Sunday, October 27, 2024

The Soul of an Irish Priest Is Called Out of His Body

 


One of the oldest Christian accounts of a visionary experience written in the vernacular is a fragmentary text titled The Vision of Laisrén. It was translated from the Irish by the great German scholar of Celtic literature, Kuno Meyer. I report a visionary encounter with him in The Dreamer's Book of the Dead. Meyer thought Laisrén was probably an abbot who died in 638, while the surviving text was copied a couple of centuries later.

In the narrative, Laisrén is a priest who falls asleep in a church he has been working to purify, exhausted by fasting and labor. A voice tells him to get up. "Arise!" When he ignores it, the command is repeated. Struggling to his feet he sees the east end of the church ablaze with light. There is a shining figure between the chancel and the altar. He hears the command, “Come towards me!”

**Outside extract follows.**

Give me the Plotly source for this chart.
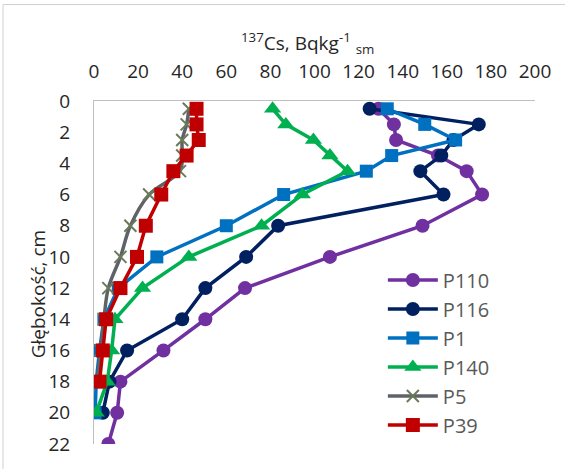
import plotly.graph_objects as go

# depth (cm) and 137Cs activity (Bq/kg)
depth_p110 = [0.5, 1.5, 2.5, 3.5, 4.5, 6, 8, 10, 12, 14, 16, 18, 20, 22]
cs_p110 = [129, 136, 137, 156, 169, 176, 149, 107, 68.5, 50.5, 31.5, 12, 10.5, 6.5]

depth_p116 = [0.5, 1.5, 2.5, 3.5, 4.5, 6, 8, 10, 12, 14, 16, 18, 20]
cs_p116 = [125, 174.5, 163, 157.5, 148, 158.5, 83.5, 69, 50.5, 40, 15, 7, 4]

depth_p1 = [0.5, 1.5, 2.5, 3.5, 4.5, 6, 8, 10, 12, 14, 16, 18, 20]
cs_p1 = [133, 150, 164, 135, 123.5, 86, 60, 28.5, 11, 4.5, 2.5, 1, 0.5]

depth_p140 = [0.5, 1.5, 2.5, 3.5, 4.5, 6, 8, 10, 12, 14, 16, 18, 20]
cs_p140 = [81, 87, 99.5, 107, 115, 94.5, 76, 43, 22, 9.5, 8, 6, 1]

depth_p5 = [0.5, 1.5, 2.5, 3.5, 4.5, 6, 8, 10, 12, 14, 16, 18]
cs_p5 = [43, 42, 40, 40, 39, 25, 16.5, 12, 6.5, 4.5, 3, 1.5]

depth_p39 = [0.5, 1.5, 2.5, 3.5, 4.5, 6, 8, 10, 12, 14, 16, 18]
cs_p39 = [46.5, 46.5, 47.5, 42, 36, 30.5, 23.5, 19.5, 12, 5.5, 4, 2.5]

x_ticks = [0, 20, 40, 60, 80, 100, 120, 140, 160, 180, 200]
y_ticks = [0, 2, 4, 6, 8, 10, 12, 14, 16, 18, 20, 22]

FONT = "Open Sans"

series = [
    ("P110", depth_p110, cs_p110, "#7030A0", "circle", 14, "#7030A0", "linear"),
    ("P116", depth_p116, cs_p116, "#002060", "circle", 14, "#002060", "linear"),
    ("P1", depth_p1, cs_p1, "#0070C0", "square", 13, "#0070C0", "linear"),
    ("P140", depth_p140, cs_p140, "#00B050", "triangle-up", 15, "#00B050", "linear"),
    ("P5", depth_p5, cs_p5, "#5f6368", "x-thin", 12, "#6b7b5a", "spline"),
    ("P39", depth_p39, cs_p39, "#C00000", "square", 14, "#C00000", "linear"),
]

fig = go.Figure()
for name, d, v, col, sym, size, mcol, shape in series:
    marker = dict(symbol=sym, size=size, color=mcol)
    if sym == "x-thin":
        marker["line"] = dict(color=mcol, width=2)
    else:
        marker["line"] = dict(color=mcol, width=0)
    fig.add_trace(go.Scatter(
        x=v, y=d, name=name, mode="lines+markers",
        line=dict(color=col, width=3.5, shape=shape),
        marker=marker, legendgroup=name,
    ))

fig.update_layout(
    width=565, height=469,
    margin=dict(l=94, r=30, t=101, b=23),
    paper_bgcolor="white", plot_bgcolor="white",
    font=dict(family=FONT, size=19, color="#262626"),
    showlegend=True,
    legend=dict(
        x=0.655, xanchor="left", y=0.535, yanchor="top",
        font=dict(family=FONT, size=20, color="#595959"),
        bgcolor="rgba(0,0,0,0)", itemwidth=50, tracegroupgap=0,
    ),
    xaxis=dict(
        side="top", range=[0, 200], tickvals=x_ticks,
        showline=True, linecolor="#bfbfbf", linewidth=1, mirror=False,
        showgrid=False, zeroline=False, ticks="", ticklabelstandoff=14,
        tickfont=dict(family=FONT, size=19, color="#262626"),
    ),
    yaxis=dict(
        range=[22, 0], tickvals=y_ticks,
        showline=True, linecolor="#bfbfbf", linewidth=1,
        showgrid=False, zeroline=False, ticks="", ticklabelstandoff=19,
        tickfont=dict(family=FONT, size=19, color="#262626"),
    ),
    annotations=[
        dict(text="<sup>137</sup>Cs, Bqkg<sup>-1</sup> <sub>sm</sub>",
             xref="paper", yref="paper", x=0.485, y=1.17,
             xanchor="center", yanchor="middle", showarrow=False,
             font=dict(family=FONT, size=19, color="#262626")),
        dict(text="Głębokość, cm", textangle=-90,
             xref="paper", yref="paper", x=-0.128, y=0.435,
             xanchor="center", yanchor="middle", showarrow=False,
             font=dict(family=FONT, size=19, color="#262626")),
    ],
    shapes=[
        dict(type="line", xref="paper", yref="paper",
             x0=-0.2063, x1=1.3, y0=1.2812, y1=1.2812,
             line=dict(color="#d0d0d0", width=1), layer="above"),
        dict(type="line", xref="paper", yref="paper",
             x0=-0.2063, x1=-0.2063, y0=-0.3, y1=1.2812,
             line=dict(color="#d0d0d0", width=1), layer="above"),
    ],
)

fig.write_html(
    "out.html",
    config={"displayModeBar": False},
    post_script="document.body.style.margin='0';document.body.style.overflow='hidden';",
)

The cleric shakes from head to toe. Then he sees his soul hovering over the crown of his head and does not know how it came out of his body. He sees the roof of the church open and “two angels taking the soul between them and rising into the air.”

He sees a host of angels coming to join them. But legions of demons bristling with fire are gathering too, armed with spears and darts and javelins, with “fiery hair growing through them like the hair of a thistle. A battle is joined for the soul of the priest. Despite the horror show graphics, it is fought with words. The chief demon lists the priest’s derelictions. The head angel declares that the charges are inadmissible since the priest has been cleansed by confession. The demon argues cleverly that there is one charge from which Laisrén may not be excused: he is guilty of failing to follow the command in Matthew 18 to “become as little children.”

Laisrén's angelic advocate ends the trial by asserting that the priest was called out of his body on a mission. He is going to be shown hell so he can report back to humans with an up-to-date weather report. He now takes off in angelic company on a flying visit to a sinister mountain glen and a peek into the black mouth of pit. Laisrén’s perspective has shifted. Instead of looking up at the soul with the eyes of the body, he sees through the eyes of the soul, or perhaps more precisely, the subtle body. There is the island - or Ireland - in the far distance. The text breaks off before he gets back.

Source: Kuno Meyer (trans.) Stories and Songs from Irish Mss  1. "The Vision of Laisrén". Otia Merseiana (Publication of the Arts Faculty of University College Liverpool, 1899) pp 116-9.


Illustration: St. Molaise island, County Fermanagh from Omnium Sanctorum HiberniaeLaisrén is said to have lived on the island as a hermit in earlier years, and Molaise may be his other name.